Agricultural Slurry Pumps Performance Analysis and Manufacturing Specifications

Agricultural slurry pumps are specialized hydraulic machines engineered to transport non-Newtonian fluids consisting of animal waste, water, and organic particulates. Positioned as critical infrastructure in the nutrient management cycle, these pumps must bridge the gap between waste storage (lagoons/pits) and application systems (injectors/spreaders). Unlike standard water pumps, slurry pumps operate in environments characterized by extreme chemical aggressiveness, high solid concentrations (ranging from 2% to 15% total solids), and significant abrasive loads. The technical objective is to maintain a constant flow rate despite the varying viscosity and density of the slurry, ensuring that the mechanical system can withstand the combined effects of erosive wear and corrosive attack without compromising hydraulic efficiency.

Material Science & Manufacturing

The selection of materials for agricultural slurry pumps is dictated by the synergy between abrasion and corrosion. Slurry contains suspended silica, bedding materials, and organic acids (such as sulfuric and acetic acids) which create a highly corrosive electrolyte. To combat this, high-chromium cast irons ( ASTM A532) are frequently employed for impeller and volute construction due to their high hardness and carbide distribution, which resists the scouring action of abrasive particles. In applications requiring higher corrosion resistance, duplex stainless steels (e.g., AISI 2205) are utilized, offering a balanced microstructure of austenite and ferrite to prevent stress corrosion cracking and pitting.

Manufacturing processes focus on achieving precise tolerances and surface integrity. The casting process involves controlled cooling rates to ensure a fine eutectic carbide structure, reducing the risk of intergranular corrosion. Precision CNC machining is applied to the wear plates and impeller vanes to optimize the fluid dynamics and minimize turbulence, which is a primary driver of localized erosion. Furthermore, the shafting is often treated with induction hardening or coated with tungsten carbide via High-Velocity Oxy-Fuel (HVOF) spraying to prevent premature wear at the seal interfaces. The assembly phase incorporates heavy-duty mechanical seals with silicon carbide faces, designed to exclude abrasive particles from the bearing housing, thereby extending the mean time between failures (MTBF).

Performance & Engineering

Engineering an agricultural slurry pump requires a deep understanding of fluid rheology. Slurry is often shear-thinning (pseudoplastic), meaning its viscosity decreases as the shear rate increases. To optimize performance, the impeller geometry is designed as an open or semi-open type to prevent clogging by fibrous materials (such as straw or bedding). The Net Positive Suction Head required (NPSHr) is a critical engineering parameter; because slurry is denser than water, the pump is prone to cavitation if the suction pressure drops below the vapor pressure of the liquid mixture. Engineers implement oversized suction inlets to minimize frictional losses and ensure a stable laminar flow into the impeller eye.

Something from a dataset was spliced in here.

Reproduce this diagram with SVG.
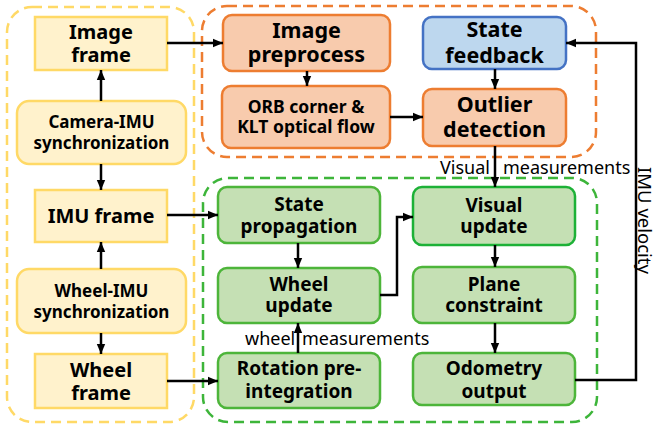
<svg xmlns="http://www.w3.org/2000/svg" width="653" height="430" viewBox="0 0 653 430">
  <style>
    .frame { fill: none; stroke-width: 2.5; stroke-dasharray: 10 6; }
    .yel { fill: #FFF2CC; stroke: #FFD966; stroke-width: 2.5; }
    .org { fill: #F8CBAD; stroke: #ED7D31; stroke-width: 2.5; }
    .blu { fill: #BDD7EE; stroke: #4472C4; stroke-width: 2.5; }
    .grn { fill: #C5E0B4; stroke: #4DB53A; stroke-width: 2.5; }
    text { font-family: "Noto Sans", "Open Sans", sans-serif; fill: #000; text-anchor: middle; }
    .big { font-size: 20px; font-weight: bold; }
    .lg { font-size: 21.5px; font-weight: bold; }
    .mid { font-size: 19px; font-weight: bold; }
    .orb { font-size: 17.5px; font-weight: bold; }
    .sm { font-size: 17px; font-weight: bold; }
    .lbl { font-size: 18px; text-anchor: start; }
    .conn { fill: none; stroke: #000; stroke-width: 2.5; }
  </style>
  <defs>
    <marker id="arrow" markerUnits="userSpaceOnUse" markerWidth="10" markerHeight="10" viewBox="0 0 10 10" refX="10" refY="5" orient="auto">
      <path d="M0,0.8 L10,5 L0,9.2 Z" fill="#000"/>
    </marker>
  </defs>

  <!-- dashed group outlines -->
  <rect class="frame" x="7" y="7" width="187" height="415" rx="25" stroke="#FFD966"/>
  <rect class="frame" x="202" y="6" width="394" height="151" rx="25" stroke="#ED7D31"/>
  <rect class="frame" x="203" y="178" width="394" height="244" rx="25" stroke="#3DB53A"/>

  <!-- sensor inputs -->
  <g id="image-frame">
    <rect class="yel" x="35" y="17" width="132" height="53"/>
    <text class="big"><tspan x="101" y="39">Image</tspan><tspan x="101" y="62">frame</tspan></text>
  </g>
  <g id="camera-imu-sync">
    <rect class="yel" x="17" y="101" width="169" height="63" rx="12"/>
    <text class="sm"><tspan x="101.5" y="128">Camera-IMU</tspan><tspan x="101.5" y="149">synchronization</tspan></text>
  </g>
  <g id="imu-frame">
    <rect class="yel" x="35" y="190" width="132" height="52"/>
    <text class="big" x="101" y="223">IMU frame</text>
  </g>
  <g id="wheel-imu-sync">
    <rect class="yel" x="17" y="269" width="169" height="64" rx="12"/>
    <text class="sm"><tspan x="101.5" y="296.5">Wheel-IMU</tspan><tspan x="101.5" y="317.5">synchronization</tspan></text>
  </g>
  <g id="wheel-frame">
    <rect class="yel" x="35" y="354" width="132" height="54"/>
    <text class="big"><tspan x="101" y="376.5">Wheel</tspan><tspan x="101" y="399.5">frame</tspan></text>
  </g>

  <!-- visual front end -->
  <g id="image-preprocess">
    <rect class="org" x="223" y="15" width="167" height="56" rx="9"/>
    <text class="lg"><tspan x="306.5" y="37.5">Image</tspan><tspan x="306.5" y="62">preprocess</tspan></text>
  </g>
  <g id="orb-klt">
    <rect class="org" x="222" y="86" width="168" height="62" rx="9"/>
    <text class="orb"><tspan x="306" y="113">ORB corner &amp;</tspan><tspan x="306" y="133">KLT optical flow</tspan></text>
  </g>
  <g id="state-feedback">
    <rect class="blu" x="423" y="17" width="143" height="52" rx="9"/>
    <text class="lg"><tspan x="494.5" y="37">State</tspan><tspan x="494.5" y="62.5">feedback</tspan></text>
  </g>
  <g id="outlier-detection">
    <rect class="org" x="423" y="89" width="143" height="57" rx="9"/>
    <text class="lg"><tspan x="494.5" y="112">Outlier</tspan><tspan x="494.5" y="137">detection</tspan></text>
  </g>

  <!-- filter back end -->
  <g id="state-propagation">
    <rect class="grn" x="218" y="187" width="162" height="56" rx="9"/>
    <text class="mid"><tspan x="299" y="211">State</tspan><tspan x="299" y="233">propagation</tspan></text>
  </g>
  <g id="wheel-update">
    <rect class="grn" x="218" y="268" width="162" height="55" rx="9"/>
    <text class="mid"><tspan x="299" y="290.5">Wheel</tspan><tspan x="299" y="311.5">update</tspan></text>
  </g>
  <g id="rotation-preintegration">
    <rect class="grn" x="218" y="353" width="162" height="55" rx="9"/>
    <text class="mid"><tspan x="299" y="375">Rotation pre-</tspan><tspan x="299" y="398">integration</tspan></text>
  </g>
  <g id="visual-update">
    <rect class="grn" x="413" y="187" width="162" height="58" rx="9" style="stroke:#1DB137"/>
    <text class="mid"><tspan x="494" y="211.5">Visual</tspan><tspan x="494" y="233">update</tspan></text>
  </g>
  <g id="plane-constraint">
    <rect class="grn" x="413" y="267" width="162" height="56" rx="9"/>
    <text class="mid"><tspan x="494" y="290.5">Plane</tspan><tspan x="494" y="311.5">constraint</tspan></text>
  </g>
  <g id="odometry-output">
    <rect class="grn" x="413" y="353" width="162" height="52" rx="9"/>
    <text class="mid"><tspan x="494" y="375">Odometry</tspan><tspan x="494" y="397.5">output</tspan></text>
  </g>

  <!-- connectors -->
  <g id="connectors">
    <path class="conn" d="M167,43 H223" marker-end="url(#arrow)"/>
    <path class="conn" d="M101,101 V70" marker-end="url(#arrow)"/>
    <path class="conn" d="M101,164 V190" marker-end="url(#arrow)"/>
    <path class="conn" d="M101,269 V242" marker-end="url(#arrow)"/>
    <path class="conn" d="M101,333 V354" marker-end="url(#arrow)"/>
    <path class="conn" d="M167,215 H218" marker-end="url(#arrow)"/>
    <path class="conn" d="M167,381 H218" marker-end="url(#arrow)"/>
    <path class="conn" d="M307,71 V86" marker-end="url(#arrow)"/>
    <path class="conn" d="M390,117 H423" marker-end="url(#arrow)"/>
    <path class="conn" d="M495,69 V89" marker-end="url(#arrow)"/>
    <path class="conn" d="M495,146 V187" marker-end="url(#arrow)"/>
    <path class="conn" d="M298,243 V268" marker-end="url(#arrow)"/>
    <path class="conn" d="M298,353 V323" marker-end="url(#arrow)"/>
    <path class="conn" d="M380,295 H397 V217 H413" marker-end="url(#arrow)"/>
    <path class="conn" d="M495,245 V267" marker-end="url(#arrow)"/>
    <path class="conn" d="M495,323 V353" marker-end="url(#arrow)"/>
    <path class="conn" d="M575,380 H636 V43 H566" marker-end="url(#arrow)"/>
  </g>

  <!-- connector labels -->
  <text class="lbl" y="174"><tspan x="440">Visual</tspan><tspan x="503">measurements</tspan></text>
  <text class="lbl" y="345"><tspan x="245">wheel</tspan><tspan x="302">measurements</tspan></text>
  <text class="lbl" style="font-size:18.5px" transform="translate(638,167) rotate(90)">IMU velocity</text>
</svg>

Force analysis within the pump highlights the impact of solids impingement. When particles strike the internal walls at high velocities, they cause micro-cutting and plastic deformation. To mitigate this, the volute is designed to maintain a consistent flow velocity, avoiding "dead zones" where solids might settle and cause localized plugging. Furthermore, environmental resistance is managed through the use of chemically inert elastomers (such as Viton or EPDM) for O-rings and gaskets, ensuring that the pump remains airtight and leak-proof even when exposed to ammonia-rich biogas and volatile organic compounds (VOCs).